A UN purchasing official pleaded not guilty on Thursday to buying two luxury Manhattan apartments at drastically cut prices in return for steering more than $50 million in contracts to Indian firms.
US Magistrate Judge Douglas Eaton in federal district court ordered the UN official, Sanjay Bahel, 55, freed on a $900,000 bond. But he required Bahel to put up the apartments as security along with $75,000 in cash and an Acura sport vehicle.
Bahel had been chief of the UN commodity procurement wing and was suspended without pay by the world body on August 31 while investigations were under way. Also arrested, in Miami, was Indian businessman Nishan Kohli, managing partner of Thunderbird Industries, LLC, and an agent for the Telecommunications Consultants India Ltd, an Indian government enterprise. Kohli also pleaded not guilty and was released on $1 million bail in Miami.
According to federal prosecutor Michael Garcia, who charged both men with bribery, Bahel in 2000 or earlier granted "exceptional access" to Kohli, with information on bidding. On occasion, Bahel "even cancelled bids by competing companies and rebid contracts" to give Kohli's business interests a competitive advantage, Garcia said.
Consequently, Kohli secured a number of contracts for TCIL, including radio communications and computer equipment as well as information technology.
In return, the indictment charged, Kohli purchased the two condominium units at the Dag Hammarskjold Towers for $1.24 million in 2003 and provided them to Bahel and his family for two years at greatly reduced rent or no rent at all.

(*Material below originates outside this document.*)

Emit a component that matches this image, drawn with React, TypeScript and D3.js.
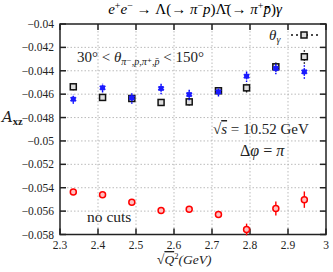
import * as d3 from 'd3'

const qValues = [2.335, 2.412, 2.489, 2.566, 2.64, 2.717, 2.791, 2.868, 2.943]
const thetaGamma = [-0.04537, -0.04628, -0.04637, -0.04671, -0.04666, -0.04571, -0.04546, -0.04366, -0.0428]
const thetaGammaErr = [0.0003, 0.0003, 0.0003, 0.0003, 0.0003, 0.0003, 0.0004, 0.0004, 0.0006]
const allCuts = [-0.04643, -0.04546, -0.04631, -0.04551, -0.04603, -0.0458, -0.04446, -0.0438, -0.04409]
const allCutsErr = [0.0004, 0.0004, 0.0005, 0.0005, 0.0005, 0.0004, 0.0005, 0.0005, 0.0006]
const noCuts = [-0.05437, -0.0546, -0.05525, -0.05594, -0.05585, -0.05628, -0.05757, -0.05577, -0.05502]
const noCutsErr = [0.0002, 0.0002, 0.0002, 0.0002, 0.0002, 0.0003, 0.0005, 0.0006, 0.0007]
const xTicks = [2.3, 2.4, 2.5, 2.6, 2.7, 2.8, 2.9, 3.0]
const yTicks = [-0.04, -0.042, -0.044, -0.046, -0.048, -0.05, -0.052, -0.054, -0.056, -0.058]

const FONT = '"Liberation Serif", "DejaVu Serif", serif'

export default function App() {
  const width = 333
  const height = 272
  const margin = { top: 24, right: 7, bottom: 37.5, left: 60 }
  const W = width - margin.left - margin.right
  const H = height - margin.top - margin.bottom

  const x = d3.scaleLinear().domain([2.3, 3.0]).range([0, W])
  const y = d3.scaleLinear().domain([-0.058, -0.04]).range([H, 0])
  const fmtX = (v: number) => (v === 3 ? '3' : d3.format('.1f')(v))
  const fmtY = (v: number) => d3.format('.3f')(v).replace(/0+$/, '').replace('-', '\u2212')
  const asterisk = d3.symbol().type(d3.symbolAsterisk).size(32)()

  return (
    <svg width={width} height={height} style={{ position: 'absolute', left: 0, top: 0 }} fontFamily={FONT}>
      <text x={195} y={14} fontSize={15} textAnchor="middle">
        <tspan fontStyle="italic">e</tspan>
        <tspan dy={-5} fontSize={10}>+</tspan>
        <tspan dy={5} fontStyle="italic">e</tspan>
        <tspan dy={-5} fontSize={10}>{'\u2212'}</tspan>
        <tspan dy={5}>{' \u2192 \u039B(\u2192 '}</tspan>
        <tspan fontStyle="italic">{'\u03C0'}</tspan>
        <tspan dy={-5} fontSize={10}>{'\u2212'}</tspan>
        <tspan dy={5} fontStyle="italic">p</tspan>
        <tspan>{')\u039B\u0304(\u2192 '}</tspan>
        <tspan fontStyle="italic">{'\u03C0'}</tspan>
        <tspan dy={-5} fontSize={10}>+</tspan>
        <tspan dy={5} fontStyle="italic">{'p\u0304'}</tspan>
        <tspan>)</tspan>
        <tspan fontStyle="italic">{'\u03B3'}</tspan>
      </text>

      <g transform={`translate(${margin.left},${margin.top})`}>
        {/* grid */}
        {xTicks.slice(1, -1).map(t => (
          <line key={'gx' + t} x1={x(t)} x2={x(t)} y1={0} y2={H} stroke="#aaa" strokeWidth={0.8} strokeDasharray="1.5 2" />
        ))}
        {yTicks.slice(1, -1).map(t => (
          <line key={'gy' + t} x1={0} x2={W} y1={y(t)} y2={y(t)} stroke="#aaa" strokeWidth={0.8} strokeDasharray="1.5 2" />
        ))}

        {/* ticks */}
        {xTicks.map(t => (
          <g key={'tx' + t}>
            <line x1={x(t)} x2={x(t)} y1={H} y2={H - 6} stroke="#222" strokeWidth={1.5} />
            <line x1={x(t)} x2={x(t)} y1={0} y2={6} stroke="#222" strokeWidth={1.5} />
            <text x={x(t)} y={H + 14} fontSize={11.5} textAnchor="middle" fill="#222">{fmtX(t)}</text>
          </g>
        ))}
        {yTicks.map(t => (
          <g key={'ty' + t}>
            <line x1={0} x2={6} y1={y(t)} y2={y(t)} stroke="#222" strokeWidth={1.5} />
            <line x1={W} x2={W - 6} y1={y(t)} y2={y(t)} stroke="#222" strokeWidth={1.5} />
            <text x={-6} y={y(t) + 4} fontSize={11.5} textAnchor="end" fill="#222">{fmtY(t)}</text>
          </g>
        ))}
        <rect x={0} y={0} width={W} height={H} fill="none" stroke="#222" strokeWidth={1.5} />

        {/* no cuts */}
        {qValues.map((q, i) => (
          <g key={'r' + i}>
            <line x1={x(q)} x2={x(q)} y1={y(noCuts[i] - noCutsErr[i])} y2={y(noCuts[i] + noCutsErr[i])} stroke="#f00" strokeWidth={1.4} />
            <circle cx={x(q)} cy={y(noCuts[i])} r={3} fill="#ffc0c0" stroke="#f00" strokeWidth={1.5} />
          </g>
        ))}

        {/* theta gamma cut */}
        {qValues.map((q, i) => (
          <g key={'k' + i}>
            <line x1={x(q)} x2={x(q)} y1={y(thetaGamma[i] - thetaGammaErr[i])} y2={y(thetaGamma[i] + thetaGammaErr[i])} stroke="#111" strokeWidth={1.4} strokeDasharray="1.5 1.5" />
            <rect x={x(q) - 3} y={y(thetaGamma[i]) - 3} width={6} height={6} fill="#ddd" stroke="#111" strokeWidth={1.5} />
          </g>
        ))}

        {/* all cuts */}
        {qValues.map((q, i) => (
          <g key={'b' + i}>
            <line x1={x(q)} x2={x(q)} y1={y(allCuts[i] - allCutsErr[i])} y2={y(allCuts[i] + allCutsErr[i])} stroke="#00f" strokeWidth={1.4} strokeDasharray="1.5 1.5" />
            <path d={asterisk ?? ''} transform={`translate(${x(q)},${y(allCuts[i])})`} fill="none" stroke="#1a1aff" strokeWidth={1.3} />
            <rect x={x(q) - 2.4} y={y(allCuts[i]) - 2.4} width={4.8} height={4.8} fill="#1a1aff" />
          </g>
        ))}

        {/* legend */}
        <text x={209} y={16} fontSize={15} fontStyle="italic" fill="#222">
          {'\u03B8'}
          <tspan dy={3} fontSize={10}>{'\u03B3'}</tspan>
        </text>
        <line x1={231} x2={258} y1={11} y2={11} stroke="#111" strokeWidth={1.4} strokeDasharray="2 3" />
        <rect x={241} y={8} width={6} height={6} fill="#ddd" stroke="#111" strokeWidth={1.5} />

        {/* annotations */}
        <text x={17} y={38} fontSize={15} fill="#222">
          {'30\u00B0 < '}
          <tspan fontStyle="italic">{'\u03B8'}</tspan>
          <tspan dy={3} fontSize={10} fontStyle="italic">{'\u03C0\u207B,p,\u03C0\u207A,p\u0304'}</tspan>
          <tspan dy={-3}>{' < 150\u00B0'}</tspan>
        </text>
        <text x={153} y={110} fontSize={15} fill="#222">
          {'\u221A'}
          <tspan fontStyle="italic" textDecoration="overline">s</tspan>
          {' = 10.52 GeV'}
        </text>
        <text x={180} y={132} fontSize={16} fill="#222">
          {'\u0394'}
          <tspan fontStyle="italic">{'\u03C6'}</tspan>
          {' = '}
          <tspan fontStyle="italic">{'\u03C0'}</tspan>
        </text>
        <text x={27} y={198} fontSize={15.5} fill="#222">no cuts</text>
      </g>

      {/* axis labels */}
      <text x={2} y={122} fontSize={15} fill="#222">
        <tspan fontStyle="italic" fontFamily='"DejaVu Serif", serif'>A</tspan>
        <tspan dy={3} fontSize={10.5} fontWeight="bold">xz</tspan>
      </text>
      <text x={157} y={264} fontSize={13.5} fill="#222">
        {'\u221A'}
        <tspan fontStyle="italic" textDecoration="overline">Q</tspan>
        <tspan dy={-5} fontSize={8.5}>2</tspan>
        <tspan dy={5} fontStyle="italic">(GeV)</tspan>
      </text>
    </svg>
  )
}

In 2005, Kohli sold the units to Bahel for less than $1.2 million, $700,000 below market value, drawing a protest from the building's condominium board, the indictment alleges. Both men face up to 10 years in prison if convicted.
Bahel's lawyer, Raymond Levites, argued for $500,000 bail and said that his client had complied with a request by UN investigators to cut his trip to India short to return to the United States for more questioning. Bahel was taken into custody on Wednesday on his way to pick up his son from John F. Kennedy International Airport, only because authorities "thought he was going to leave the country," Levites said.
"If he didn't want to face the charges he wouldn't have come back," Levites said.
The United Nations said in a statement on Wednesday that Secretary-General Kofi Annan had received a request from prosecutors in the US Attorney's Office for the Southern District of New York to waive Bahel's immunity and did so.
Bahel, formerly of the Indian government's military auditing service, first came under scrutiny in September 2004 when a UN internal audit investigated contracts he handled. But no action was taken until earlier this year.